2007年にNOMOSのエントリーモデルとして発表された『Club』が、初代オリジナルデザインへと原点回帰して再発売。発売当時、クラシカルなフェイスでありながらカジュアルな『Club』は、自由で、若々しく、スポーティーなのにエレガントというデザインが人気となり、ノモスを代表する存在にまでなったモデルだ。
基本デザインはそのまま、細部に繊細な変更を加え、視認性を強化
『Club re-designed』は、オリジナルデザインに機能向上のための微細な変更を加えたブランド初の試み。今回のリデザインでは数字をブラックで縁取り、サイズを大きく、アウトラインをはっきりさせることで、明るさが少ない環境でも時刻を読み取りやすくしている。さらに分表示のインデックスは外側に移動。時分針をより長く、幅は広くさせつつ、ポインタの先を狭くすることで、視認性を一段と向上させている。

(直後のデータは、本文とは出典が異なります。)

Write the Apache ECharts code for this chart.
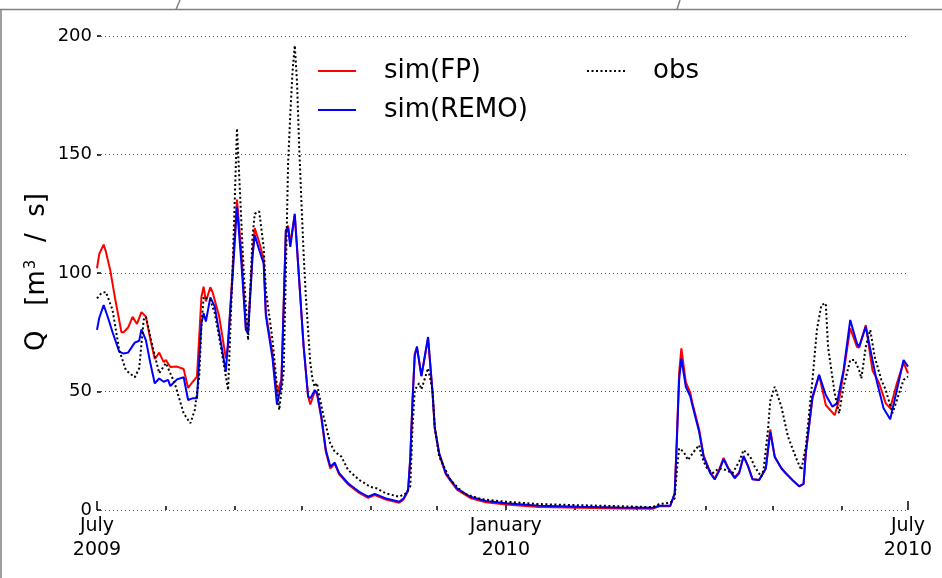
<!DOCTYPE html>
<html>
<head>
<meta charset="utf-8">
<script src="https://cdn.jsdelivr.net/npm/echarts@6/dist/echarts.min.js"></script>
<style>
  html, body { margin: 0; padding: 0; background: #fff; }
  #chart { width: 942px; height: 578px; }
</style>
</head>
<body>
<div id="chart"></div>
<script>
// Discharge Q [m^3/s], July 2009 – July 2010. Days are counted from 1 July 2009.
const fpDays = [0,1,3,4,6,8,10,11,12,14,16,18,20,22,24,26,28,30,31,33,36,39,41,43,45,47,48,49,51,52,55,58,59,61,63,65,67,68,70,71,73,75,76,79,81,83,85,86,87,89,91,93,95,96,98,99,101,103,105,107,109,113,118,122,125,130,136,138,140,141,142,143,144,146,149,151,152,154,157,162,168,175,184,199,217,235,250,253,258,260,261,262,263,265,267,268,271,273,276,278,280,282,284,287,289,291,293,295,298,301,303,305,308,310,313,316,318,319,322,325,328,332,334,336,339,342,343,346,349,352,355,357,360,363,365];
const fpValues = [102,108,112,109,101,90,80,75,75,77,81.5,78.5,83.5,81.6,72,63.7,66.4,62.4,63.3,60.3,60.5,59.5,51.5,54,56.3,90,94.2,88,94,92,81.6,64,69,101,131,108,77,76,108,119,113,106,83,66,49,55,118,120,112.5,124.5,97,69,48,44.5,50,49,38.5,24.5,17.5,19.5,15,10.8,7.2,5.1,6.3,4.4,3.1,4.5,8,22,46,66,68.5,56.5,72.5,49.5,34.5,23.5,15,8.6,5.1,3.3,2.3,1.3,0.9,0.6,0.5,1.6,1.6,7,31,58,68.2,54,49.5,45,34,23,16,13.2,17,22,18,13.8,15.8,22.5,18.5,13,12.7,17.5,34,22.5,17.6,15.5,12.5,10,11,24,47,57,44.3,40,46.4,58,76.7,68.9,68.5,78,59,53.5,45,42.9,53.5,62.2,57.7];

const remoDays = [0,1,3,5,7,10,12,14,17,19,20,22,24,26,28,30,32,33,36,39,41,43,45,47,48,49,51,53,58,61,63,65,67,68,70,71,73,75,76,79,81,83,85,86,87,89,91,93,95,96,98,99,101,103,105,107,109,113,118,122,125,130,136,138,140,141,142,143,144,146,149,151,152,154,157,162,168,175,184,199,217,235,250,253,258,260,261,262,263,265,267,268,271,273,276,278,280,282,284,287,289,291,293,295,298,301,303,305,308,310,313,316,318,319,322,325,328,331,333,336,339,342,343,346,349,351,354,357,360,363,365];
const remoValues = [76,81,86.5,81,75,66.8,66,66.4,70.6,71.4,76.2,71.7,62,53.4,55.5,54.1,54.9,52.3,55.1,56,46.4,47.1,47.1,78.8,83,79.5,89.7,85.8,58.4,98,128,104,76,74.6,107,116,109.7,104,82,64,44.5,53,118,119,111,125,97,69,48,47,50.6,49.5,39.4,25.3,18.3,20,15.5,11.3,7.7,5.6,6.8,4.9,3.5,4.9,8.4,22,46,65,69,56.5,73,50,35,24,15.5,9.1,5.6,3.8,2.8,1.8,1.4,1.1,0.9,1.8,1.8,7,30,55,64,52,48,44,33,22.5,15.5,12.9,16.5,21.5,17.6,13.4,15.5,22.8,18.5,13,12.7,17.5,33,22.5,17.6,15.5,12.7,10,11,24,47.8,57,48.5,43.6,45,59,80.2,70.3,68.9,77.3,63.3,54.1,42.9,38.3,50.6,63.3,60.5];

const obsDays = [0,2,4,7,10,13,17,19,21,22,25,28,31,35,39,42,44,46,47,48,51,53,56,59,61,63,66,68,70,71,73,75,76,79,81,82,84,85,86,87,88,89,90,91,92,93,94,95,96,97,98,99,100,102,105,107,110,113,118,123,126,130,136,139,141,142,143,145,146,149,151,152,154,159,165,173,184,199,214,235,250,253,258,260,261,262,264,266,268,271,272,274,277,280,283,286,289,291,294,296,299,300,302,303,305,308,311,315,317,319,322,324,326,328,329,332,334,336,339,341,343,344,346,348,350,353,355,358,360,363,365];
const obsValues = [89.3,91.5,92,84.4,67.5,59,56,59.8,80.2,81.6,69,57.7,62,53.4,40.8,36.6,42.2,56.3,77.3,90,88.6,83,67.5,50.6,101,161,101,71.7,115.3,125,126,111,92.8,71.7,52,42.2,58,100,146,167,185,196,181,153,130,108,90,76,62,55,52,53.6,48.5,39.4,28.1,24.6,22.5,16.9,12.7,9.8,9.1,7,5.6,7,10,35,50.6,53.5,50.9,59.8,50.6,35,22.5,12.7,7,4.6,3.5,2.5,2.1,1.6,1.2,2.5,3.1,4.9,16.9,26,24.6,21.1,23.9,27.4,23.2,18.3,15.5,17.6,16.9,15.5,20.4,25.3,22.5,18.3,14,17,34,46,52,43.6,30.9,21.1,16.9,26.7,54.9,76,86.5,87.2,68.9,49.2,40.8,52,63.3,63.3,59,55.5,68.9,76,64.7,54.9,50.6,40.8,46.4,54.9,56.3];

// Axis scaffolding: month starts (minor ticks), labelled half-year ticks, y range.
const monthStarts = [0,31,62,92,123,153,184,215,243,274,304,335,365];
const majorTicks = [0,184,365];
const majorLabels = ['July\n2009','January\n2010','July\n2010'];
const yMin = 0, yMax = 200, yStep = 50;
const seriesNames = ['sim(FP)','sim(REMO)','obs'];

const FONT = 'DejaVu Sans';
const pairs = (days, vals) => days.map((d, i) => [d, vals[i]]);
const dayCats = Array.from({ length: 366 }, (_, i) => String(i));

const chart = echarts.init(document.getElementById('chart'), null, { renderer: 'canvas' });

const tickAxisBase = {
  type: 'category',
  data: dayCats,
  boundaryGap: false,
  position: 'bottom',
  gridIndex: 0,
  axisLine: { show: false },
  splitLine: { show: false },
  axisPointer: { show: false }
};

const legendBase = {
  orient: 'vertical', top: 58, padding: 0,
  itemWidth: 38, itemHeight: 14, itemGap: 13,
  itemStyle: { opacity: 0 },
  textStyle: { fontFamily: FONT, fontSize: 26, lineHeight: 26, color: '#000', padding: [0, 0, 0, 23] },
  selectedMode: false
};

chart.setOption({
  animation: false,
  backgroundColor: '#ffffff',
  grid: { left: 97, right: 34, top: 36, bottom: 68, containLabel: false },
  xAxis: [
    {
      type: 'value', min: 0, max: 365, position: 'bottom',
      axisLine: { show: false }, axisTick: { show: false },
      axisLabel: { show: false }, splitLine: { show: false }
    },
    Object.assign({}, tickAxisBase, {
      axisTick: {
        show: true, inside: true, length: 4,
        interval: (i) => monthStarts.includes(i),
        lineStyle: { color: '#000', width: 1.5 }
      },
      axisLabel: { show: false }
    }),
    Object.assign({}, tickAxisBase, {
      axisTick: {
        show: true, inside: true, length: 9,
        interval: (i) => majorTicks.includes(i),
        lineStyle: { color: '#000', width: 1.5 }
      },
      axisLabel: {
        show: true,
        interval: (i) => majorTicks.includes(i),
        formatter: (v) => {
          const k = majorTicks.indexOf(Number(v));
          return k >= 0 ? majorLabels[k] : '';
        },
        fontFamily: FONT, fontSize: 19, lineHeight: 24, color: '#000',
        margin: 4, hideOverlap: false, showMinLabel: true, showMaxLabel: true
      }
    })
  ],
  yAxis: {
    type: 'value', min: yMin, max: yMax, interval: yStep,
    axisLine: { show: false },
    axisTick: { show: true, inside: true, length: 4, lineStyle: { color: '#000', width: 1.5 } },
    axisLabel: { fontFamily: FONT, fontSize: 18, color: '#000', margin: 5 },
    splitLine: { show: true, lineStyle: { color: '#555', width: 1, type: [1, 3] } }
  },
  legend: [
    Object.assign({}, legendBase, { data: [seriesNames[0], seriesNames[1]], left: 317 }),
    Object.assign({}, legendBase, { data: [seriesNames[2]], left: 586 })
  ],
  series: [
    {
      name: seriesNames[0], type: 'line', xAxisIndex: 0,
      data: pairs(fpDays, fpValues), showSymbol: false, symbol: 'none',
      lineStyle: { color: '#ff0000', width: 2 }, itemStyle: { color: '#ff0000' }
    },
    {
      name: seriesNames[1], type: 'line', xAxisIndex: 0,
      data: pairs(remoDays, remoValues), showSymbol: false, symbol: 'none',
      lineStyle: { color: '#0000ff', width: 2 }, itemStyle: { color: '#0000ff' }
    },
    {
      name: seriesNames[2], type: 'line', xAxisIndex: 0,
      data: pairs(obsDays, obsValues), showSymbol: false, symbol: 'none',
      lineStyle: { color: '#000000', width: 2, type: [2, 2.5] }, itemStyle: { color: '#000000' }
    }
  ],
  graphic: [
    { type: 'line', silent: true, shape: { x1: 0, y1: 9.5, x2: 942, y2: 9.5 }, style: { stroke: '#808080', lineWidth: 1.5 } },
    { type: 'line', silent: true, shape: { x1: 1, y1: 9.5, x2: 1, y2: 578 }, style: { stroke: '#808080', lineWidth: 1.5 } },
    { type: 'line', silent: true, shape: { x1: 176, y1: 9.5, x2: 180, y2: 0 }, style: { stroke: '#808080', lineWidth: 1.5 } },
    { type: 'line', silent: true, shape: { x1: 677, y1: 9.5, x2: 680, y2: 0 }, style: { stroke: '#808080', lineWidth: 1.5 } },
    {
      type: 'text', silent: true, x: 37, y: 272, rotation: Math.PI / 2,
      style: {
        text: '{a|Q   [m}{b|3}{a|  /  s]}',
        align: 'center', verticalAlign: 'middle',
        rich: {
          a: { fontFamily: FONT, fontSize: 26, fill: '#000', color: '#000' },
          b: { fontFamily: FONT, fontSize: 15, fill: '#000', color: '#000', verticalAlign: 'top', padding: [0, 1, 10, 1] }
        }
      }
    }
  ]
});
</script>
</body>
</html>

かつての『Club』は、エントリーモデルであったために、ディテールへの追求よりも雰囲気のあるルックスに重きを置いていたが、こうして細部がブラッシュアップされることで、さらに魅力的なモデルへと生まれ変わった。
昨今では小径ボーイズサイズへの人気が高まっているが、その延長線上にはサイズに留まらず、敢えてベーシックなデザインを身にまとうことで、等身大の自分を演出したいとするニーズがある。その意味で、スクールアイテム的なベーシックさは、今のトレンドに合致する。そのうえ機能追求の意図を持つデザインのブラッシュアップが行われたことは、見た目にも、所有する満足感のうえでも大歓迎だ。かわいいルックスだけど、できるヤツ。そんなイメージなのである。
ちなみに、筆者のお気に入りは、ベゼルの厚み。風防を守るベゼルがガッチリとしている見た目が、スタンダード感を強調しているように思う。さらに、白地に黒インデックスで、赤針という配色も、純粋無垢で共感を覚える。
『Club』には様々なカラーモデルが存在するが、やはり永遠の定番的なこの白モデルが気になる存在だ。周囲に威圧感を与えず、いつまでも初心を忘れないでいたい、そんな気持ちを込めてこのモデルを腕にしたい。